PROVIDED DATA

⟨

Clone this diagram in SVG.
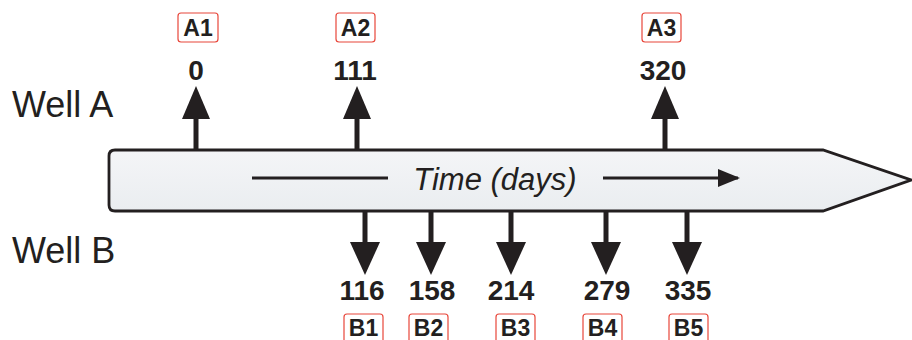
<svg xmlns="http://www.w3.org/2000/svg" width="912" height="340" viewBox="0 0 912 340">
  <defs>
    <linearGradient id="barFill" x1="0" y1="0" x2="0" y2="1">
      <stop offset="0" stop-color="#f4f5f7"/>
      <stop offset="1" stop-color="#eaedf0"/>
    </linearGradient>
    <marker id="smallHead" viewBox="0 0 22 18" refX="20" refY="9" markerWidth="22" markerHeight="18" markerUnits="userSpaceOnUse" orient="auto">
      <path d="M0,0 L22,9 L0,18 Z" fill="#231f20"/>
    </marker>
  </defs>
  <style>
    .side { font-family: "Liberation Sans", Arial, sans-serif; font-size: 36px; fill: #231f20; }
    .val { font-family: "Liberation Sans", Arial, sans-serif; font-size: 28px; font-weight: bold; fill: #231f20; text-anchor: middle; }
    .tag { font-family: "Liberation Sans", Arial, sans-serif; font-size: 23px; font-weight: bold; fill: #231f20; text-anchor: middle; }
    .tagbox { fill: #ffffff; stroke: #e8463a; stroke-width: 1.2; }
    .shaft { stroke: #231f20; stroke-width: 5; fill: none; }
    .head { fill: #231f20; }
    .axis { stroke: #231f20; stroke-width: 3; fill: none; }
  </style>

  <!-- row captions -->
  <text class="side" x="12" y="117">Well A</text>
  <text class="side" x="12" y="263">Well B</text>

  <!-- time bar -->
  <g id="timebar">
    <path d="M115,150 L823,150 L911,180 L823,211 L115,211 Q109,211 109,205 L109,156 Q109,150 115,150 Z" fill="url(#barFill)" stroke="#231f20" stroke-width="2.8" stroke-linejoin="miter"/>
    <line class="axis" x1="252" y1="178" x2="388" y2="178"/>
    <line class="axis" x1="603" y1="178" x2="738" y2="178" marker-end="url(#smallHead)"/>
    <text x="495" y="190" font-family="'Liberation Sans', Arial, sans-serif" font-size="31" font-style="italic" fill="#231f20" text-anchor="middle">Time (days)</text>
  </g>

  <!-- sampling event arrows -->
  <g id="connectors">
    <!-- well A (upward) -->
    <line class="shaft" x1="196" y1="150" x2="196" y2="115"/>
    <path class="head" d="M196,86 L210,119 L182,119 Z"/>
    <line class="shaft" x1="357" y1="150" x2="357" y2="115"/>
    <path class="head" d="M357,86 L371,119 L343,119 Z"/>
    <line class="shaft" x1="665" y1="150" x2="665" y2="115"/>
    <path class="head" d="M665,86 L679,119 L651,119 Z"/>

    <!-- well B (downward) -->
    <line class="shaft" x1="365" y1="211" x2="365" y2="246"/>
    <path class="head" d="M365,275 L380,242 L350,242 Z"/>
    <line class="shaft" x1="431" y1="211" x2="431" y2="246"/>
    <path class="head" d="M431,275 L446,242 L416,242 Z"/>
    <line class="shaft" x1="511" y1="211" x2="511" y2="246"/>
    <path class="head" d="M511,275 L526,242 L496,242 Z"/>
    <line class="shaft" x1="606" y1="211" x2="606" y2="246"/>
    <path class="head" d="M606,275 L621,242 L591,242 Z"/>
    <line class="shaft" x1="687" y1="211" x2="687" y2="246"/>
    <path class="head" d="M687,275 L702,242 L672,242 Z"/>
  </g>

  <!-- well A nodes -->
  <g id="A1">
    <rect class="tagbox" x="178" y="13" width="40" height="29" rx="3"/>
    <text class="tag" x="198" y="36">A1</text>
    <text class="val" x="196" y="80">0</text>
  </g>
  <g id="A2">
    <rect class="tagbox" x="336" y="13" width="39" height="29" rx="3"/>
    <text class="tag" x="355.5" y="36">A2</text>
    <text class="val" x="355" y="80">111</text>
  </g>
  <g id="A3">
    <rect class="tagbox" x="642" y="13" width="39" height="29" rx="3"/>
    <text class="tag" x="661.5" y="36">A3</text>
    <text class="val" x="663" y="80">320</text>
  </g>

  <!-- well B nodes -->
  <g id="B1">
    <text class="val" x="362" y="300">116</text>
    <rect class="tagbox" x="344" y="314" width="39" height="29" rx="3"/>
    <text class="tag" x="363.5" y="336">B1</text>
  </g>
  <g id="B2">
    <text class="val" x="432" y="300">158</text>
    <rect class="tagbox" x="409" y="314" width="39" height="29" rx="3"/>
    <text class="tag" x="428.5" y="336">B2</text>
  </g>
  <g id="B3">
    <text class="val" x="511" y="300">214</text>
    <rect class="tagbox" x="496" y="314" width="39" height="29" rx="3"/>
    <text class="tag" x="515.5" y="336">B3</text>
  </g>
  <g id="B4">
    <text class="val" x="607" y="300">279</text>
    <rect class="tagbox" x="583" y="314" width="39" height="29" rx="3"/>
    <text class="tag" x="602.5" y="336">B4</text>
  </g>
  <g id="B5">
    <text class="val" x="688" y="300">335</text>
    <rect class="tagbox" x="669" y="314" width="39" height="29" rx="3"/>
    <text class="tag" x="688.5" y="336">B5</text>
  </g>
</svg>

⟩

THE PROBLEM
Copy out all of the data word for word. Do not carry over any picture.

SOLUTION
Clone this diagram in SVG.
<svg xmlns="http://www.w3.org/2000/svg" width="912" height="340" viewBox="0 0 912 340">
  <defs>
    <linearGradient id="barFill" x1="0" y1="0" x2="0" y2="1">
      <stop offset="0" stop-color="#f4f5f7"/>
      <stop offset="1" stop-color="#eaedf0"/>
    </linearGradient>
    <marker id="smallHead" viewBox="0 0 22 18" refX="20" refY="9" markerWidth="22" markerHeight="18" markerUnits="userSpaceOnUse" orient="auto">
      <path d="M0,0 L22,9 L0,18 Z" fill="#231f20"/>
    </marker>
  </defs>
  <style>
    .side { font-family: "Liberation Sans", Arial, sans-serif; font-size: 36px; fill: #231f20; }
    .val { font-family: "Liberation Sans", Arial, sans-serif; font-size: 28px; font-weight: bold; fill: #231f20; text-anchor: middle; }
    .tag { font-family: "Liberation Sans", Arial, sans-serif; font-size: 23px; font-weight: bold; fill: #231f20; text-anchor: middle; }
    .tagbox { fill: #ffffff; stroke: #e8463a; stroke-width: 1.2; }
    .shaft { stroke: #231f20; stroke-width: 5; fill: none; }
    .head { fill: #231f20; }
    .axis { stroke: #231f20; stroke-width: 3; fill: none; }
  </style>

  <!-- row captions -->
  <text class="side" x="12" y="117">Well A</text>
  <text class="side" x="12" y="263">Well B</text>

  <!-- time bar -->
  <g id="timebar">
    <path d="M115,150 L823,150 L911,180 L823,211 L115,211 Q109,211 109,205 L109,156 Q109,150 115,150 Z" fill="url(#barFill)" stroke="#231f20" stroke-width="2.8" stroke-linejoin="miter"/>
    <line class="axis" x1="252" y1="178" x2="388" y2="178"/>
    <line class="axis" x1="603" y1="178" x2="738" y2="178" marker-end="url(#smallHead)"/>
    <text x="495" y="190" font-family="'Liberation Sans', Arial, sans-serif" font-size="31" font-style="italic" fill="#231f20" text-anchor="middle">Time (days)</text>
  </g>

  <!-- sampling event arrows -->
  <g id="connectors">
    <!-- well A (upward) -->
    <line class="shaft" x1="196" y1="150" x2="196" y2="115"/>
    <path class="head" d="M196,86 L210,119 L182,119 Z"/>
    <line class="shaft" x1="357" y1="150" x2="357" y2="115"/>
    <path class="head" d="M357,86 L371,119 L343,119 Z"/>
    <line class="shaft" x1="665" y1="150" x2="665" y2="115"/>
    <path class="head" d="M665,86 L679,119 L651,119 Z"/>

    <!-- well B (downward) -->
    <line class="shaft" x1="365" y1="211" x2="365" y2="246"/>
    <path class="head" d="M365,275 L380,242 L350,242 Z"/>
    <line class="shaft" x1="431" y1="211" x2="431" y2="246"/>
    <path class="head" d="M431,275 L446,242 L416,242 Z"/>
    <line class="shaft" x1="511" y1="211" x2="511" y2="246"/>
    <path class="head" d="M511,275 L526,242 L496,242 Z"/>
    <line class="shaft" x1="606" y1="211" x2="606" y2="246"/>
    <path class="head" d="M606,275 L621,242 L591,242 Z"/>
    <line class="shaft" x1="687" y1="211" x2="687" y2="246"/>
    <path class="head" d="M687,275 L702,242 L672,242 Z"/>
  </g>

  <!-- well A nodes -->
  <g id="A1">
    <rect class="tagbox" x="178" y="13" width="40" height="29" rx="3"/>
    <text class="tag" x="198" y="36">A1</text>
    <text class="val" x="196" y="80">0</text>
  </g>
  <g id="A2">
    <rect class="tagbox" x="336" y="13" width="39" height="29" rx="3"/>
    <text class="tag" x="355.5" y="36">A2</text>
    <text class="val" x="355" y="80">111</text>
  </g>
  <g id="A3">
    <rect class="tagbox" x="642" y="13" width="39" height="29" rx="3"/>
    <text class="tag" x="661.5" y="36">A3</text>
    <text class="val" x="663" y="80">320</text>
  </g>

  <!-- well B nodes -->
  <g id="B1">
    <text class="val" x="362" y="300">116</text>
    <rect class="tagbox" x="344" y="314" width="39" height="29" rx="3"/>
    <text class="tag" x="363.5" y="336">B1</text>
  </g>
  <g id="B2">
    <text class="val" x="432" y="300">158</text>
    <rect class="tagbox" x="409" y="314" width="39" height="29" rx="3"/>
    <text class="tag" x="428.5" y="336">B2</text>
  </g>
  <g id="B3">
    <text class="val" x="511" y="300">214</text>
    <rect class="tagbox" x="496" y="314" width="39" height="29" rx="3"/>
    <text class="tag" x="515.5" y="336">B3</text>
  </g>
  <g id="B4">
    <text class="val" x="607" y="300">279</text>
    <rect class="tagbox" x="583" y="314" width="39" height="29" rx="3"/>
    <text class="tag" x="602.5" y="336">B4</text>
  </g>
  <g id="B5">
    <text class="val" x="688" y="300">335</text>
    <rect class="tagbox" x="669" y="314" width="39" height="29" rx="3"/>
    <text class="tag" x="688.5" y="336">B5</text>
  </g>
</svg>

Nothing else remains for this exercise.